With the expatriate community up in arms over the thought of a non-white club member, U Po Kyin’s machinations to usurp Veraswami’s intentions and become the club’s token native member, the arrival of the attractive but shallow Elizabeth Lackersteen, and an increasingly discontented native people, the stage is set for dramatic change for everyone.
The novel looks at the imperial bigotry of the British expatriates and the dirty side of colonialism, showing how the British Empire exploited third world countries under the guise of improving the “uncivilised” natives’ lives by imposing British culture upon them. But it also examines the ways colonialism damages the expatriates psychologically, and sometimes physically, as Flory says to Veraswami: “It corrupts us, it corrupts us in ways you can’t imagine.”
It takes an unflinching look at the racism and bigotry prevalent in the British expatriates’ views toward the natives and is at times hard to read for its unblemished dialogue filled with disgusting epithets uttered by many of the British characters, especially Ellis. Orwell is condemning of all of the British characters, including the anti-hero Flory, whom he writes as lazy, drunken sots sitting around aimlessly with an undeserved sense of superiority. Flory is perhaps more despicable as he is aware of the terrible nature of their behaviour but is too cowardly to stand up to them for fear of losing his comfortable existence.
But the novel isn’t entirely successful in its execution. It reads like Orwell attempting to do his versions of two classic novels - Heart of Darkness by Joseph Conrad and Of Human Bondage by W. Somerset Maugham - and falling short. His criticisms of the expatriate community and its effects on the Burmese population are certainly valid and are rendered in a convincing way, but they lack the memorable excoriation that Conrad gave in his novella - it simply doesn’t possess the same intensity. The same is true of the Flory/Elizabeth Lackersteen romance which feels like a compressed, less powerful rendition of the tragic courtship of Philip Carey and Mildred Rogers in Of Human Bondage.
In attempting to do two very different novels in one, much shorter novel - a searing critique of British colonialism and its effects, and a sweeping, complex romance - Orwell doesn’t accomplish either with any high degree of success. The romance is rushed and unconvincing, not to mention predictable, leading to a near hysterical and melodramatic finale that sits awkwardly in comparison to the rest of the novel. The damning of colonialism doesn’t really rise above mocking the easy targets of racist old British men - Orwell shies away from looking too deeply into U Po Kyin and Dr Veraswami’s lives, the latter of which is a key character to the story and is criminally unserved and largely ignored.

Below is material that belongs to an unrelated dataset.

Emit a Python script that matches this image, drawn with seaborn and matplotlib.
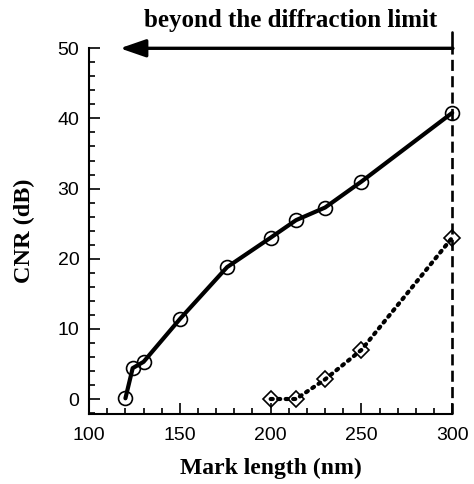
import matplotlib
matplotlib.use("Agg")
import matplotlib.pyplot as plt
from matplotlib.ticker import MultipleLocator
import seaborn as sns
import pandas as pd

# ── Data ─────────────────────────────────────────────────────────────────────
circle_x = [120, 124, 130, 150, 176, 200, 214, 230, 250, 300]
circle_y = [0.1, 4.4, 5.3, 11.4, 18.8, 23.0, 25.5, 27.3, 31.0, 40.8]

diamond_x = [200, 214, 230, 250, 300]
diamond_y = [0.0, 0.0, 2.8, 7.0, 23.0]

x_ticks = [100, 150, 200, 250, 300]
y_ticks = [0, 10, 20, 30, 40, 50]

annotation = "beyond the diffraction limit"
limit_x = 300

df_c = pd.DataFrame({"x": circle_x, "y": circle_y})
df_d = pd.DataFrame({"x": diamond_x, "y": diamond_y})

# ── Style ────────────────────────────────────────────────────────────────────
sns.set_theme(style="ticks")
plt.rcParams["font.family"] = ["Liberation Sans", "DejaVu Sans"]
plt.rcParams["text.color"] = "black"
plt.rcParams["axes.labelcolor"] = "black"
plt.rcParams["xtick.color"] = "black"
plt.rcParams["ytick.color"] = "black"

serif = ["Liberation Serif", "DejaVu Serif"]

fig = plt.figure(figsize=(4.74, 4.84), dpi=100)
ax = fig.add_axes([0.188, 0.1446, 0.766, 0.7556])

sns.lineplot(data=df_c, x="x", y="y", ax=ax, color="black", linewidth=3.0,
             marker="o", markersize=10, markerfacecolor="none",
             markeredgecolor="black", markeredgewidth=1.2, clip_on=False)
sns.lineplot(data=df_d, x="x", y="y", ax=ax, color="black", linewidth=3.0,
             linestyle=(0, (0.5, 1.3)), dash_capstyle="round",
             marker="D", markersize=8, markerfacecolor="none",
             markeredgecolor="black", markeredgewidth=1.2, clip_on=False)

# diffraction limit line and arrow
ax.plot([limit_x, limit_x], [-2.1, 50], color="black", linewidth=1.9,
        linestyle=(0, (4.2, 2.0)), clip_on=False)
ax.plot([limit_x, limit_x], [50, 52.3], color="black", linewidth=1.9,
        clip_on=False)
ax.annotate("", xy=(117, 50), xytext=(limit_x + 0.4, 50),
            arrowprops=dict(arrowstyle="-|>,head_length=1.3,head_width=0.45",
                            color="black", linewidth=2.4,
                            shrinkA=0, shrinkB=0),
            annotation_clip=False)
ax.text(211, 54.0, annotation, ha="center", va="center", fontsize=18,
        fontweight="bold", family=serif)

# ── Axes ─────────────────────────────────────────────────────────────────────
ax.set_xlim(100, 300)
ax.set_ylim(-2.14, 50)
ax.set_xticks(x_ticks)
ax.set_yticks(y_ticks)
ax.xaxis.set_minor_locator(MultipleLocator(10))
ax.yaxis.set_minor_locator(MultipleLocator(2))
ax.tick_params(which="both", direction="in", width=1.2, labelsize=14)
ax.tick_params(axis="x", pad=9)
ax.tick_params(axis="y", pad=7)
ax.tick_params(which="major", length=8)
ax.tick_params(which="minor", length=4)

sns.despine(ax=ax)
ax.spines["left"].set_linewidth(1.5)
ax.spines["bottom"].set_linewidth(1.5)
ax.spines["left"].set_color("black")
ax.spines["bottom"].set_color("black")

ax.set_xlabel("Mark length (nm)", fontsize=17, fontweight="bold",
              family=serif, labelpad=10)
ax.set_ylabel("CNR (dB)", fontsize=17.5, fontweight="bold",
              family=serif, labelpad=16)
ax.grid(False)

fig.savefig("out.png", dpi=100)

Burmese Days is a decent debut novel. Orwell spent a few years in Burma as a police officer and his experiences lend weight to the descriptions of the country - the reader can feel the stifling heat of the country and tense atmosphere between the natives and the British. And Burmese Days’ anti-establishment leanings and subversive, wry tone hint at the direction Orwell’s writing would take in later novels like Animal Farm and Nineteen Eighty-Four. But while Burmese Days possesses Orwell’s effortless high quality writing and piercing eye for human behaviour, it’s at times unfocused and underdeveloped in its themes and direction, both aspects that Orwell would go on to become much better at in later books.
Debut novels are rarely perfect, and Orwell’s certainly isn’t, but some of its critiques at third world exploitation by richer, western countries, remain valid today and as such, Burmese Days is still a relevant novel, thought certainly one of his lesser efforts, by one of the greatest novelists of the 20th century.